Another object of the invention is to compensate for differences in propagation time which may occur between signals from different users.
Further it is an object of the invention to achieve reduced sensitivity to disturbances affecting transmission.
The above mentioned objects are achieved in a method which has acquired the characteristics mentioned in claim 1. Further characteristics and developments of the invention and an apparatus for carrying out the method are stated in the other patent claims.
According to the invention an apparatus and a method for transmission and reception of information in cable TV networks are provided in which each user transmits on a separate carrier frequency.

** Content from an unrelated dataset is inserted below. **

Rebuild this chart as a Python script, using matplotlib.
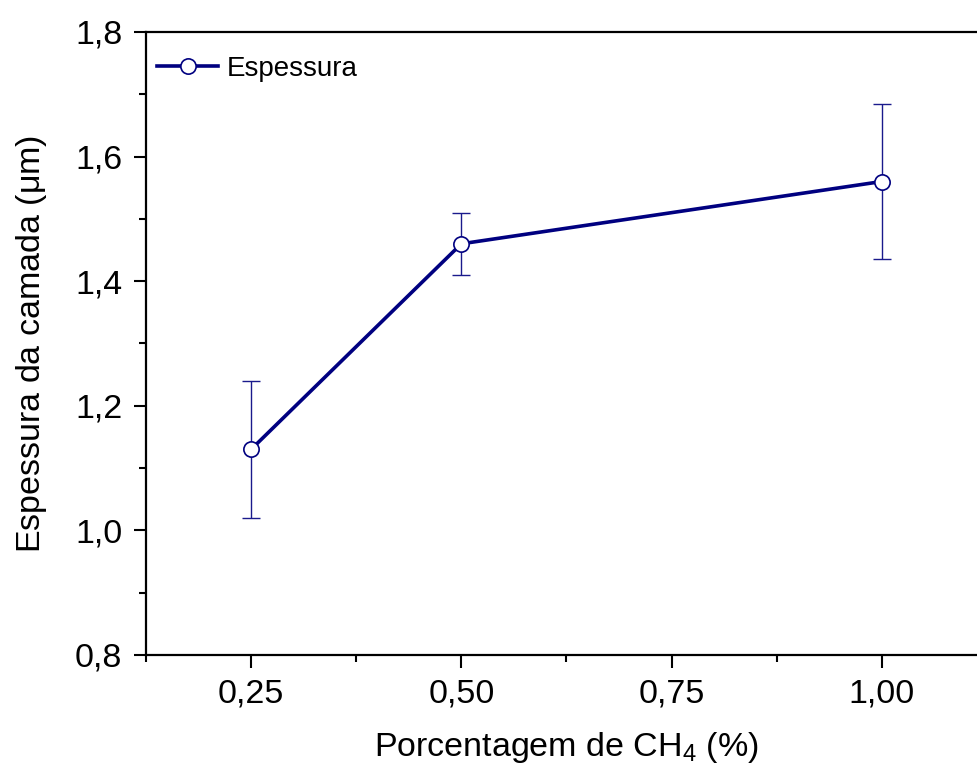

The carrier frequencies are mutually orthogonal, so that the contribution of each carrier wave to the next one equals zero, and the separate channels can be separated through computation of at least one common algorithm, e.g. at least one FFT (Fast Fourier Transform). This FFT decodes all transmitting channels simultaneously so that all users can transmit at the same time. This ensures a fast and reliable transmission in the multipoint-to-point configuration.
According to the invention, the sensitivity to disturbances caused by time multiplexing is reduced. The FFT also reduces the number of different filters that would be needed if each channel was to be filtered out individually, which is the case in conventional frequency multiplexing.
As the frequencies are orthogonal and do not influence each other during separation with the FFT, they may be placed very close to each other in the utilized frequency band.
Carrier frequencies with excessive disturbances may be rejected in the case of changed disturbance conditions, but the frequencies used always maintain their mutual correlation. This correlation is here described as the signals being orthogonal, but they could also have some other kind of correlation enabling a common separation of the different transmission channels with at least one common algorithm.
Further, the invention provides a compensation for differences in propagation time that may occur between signals from different transmitters.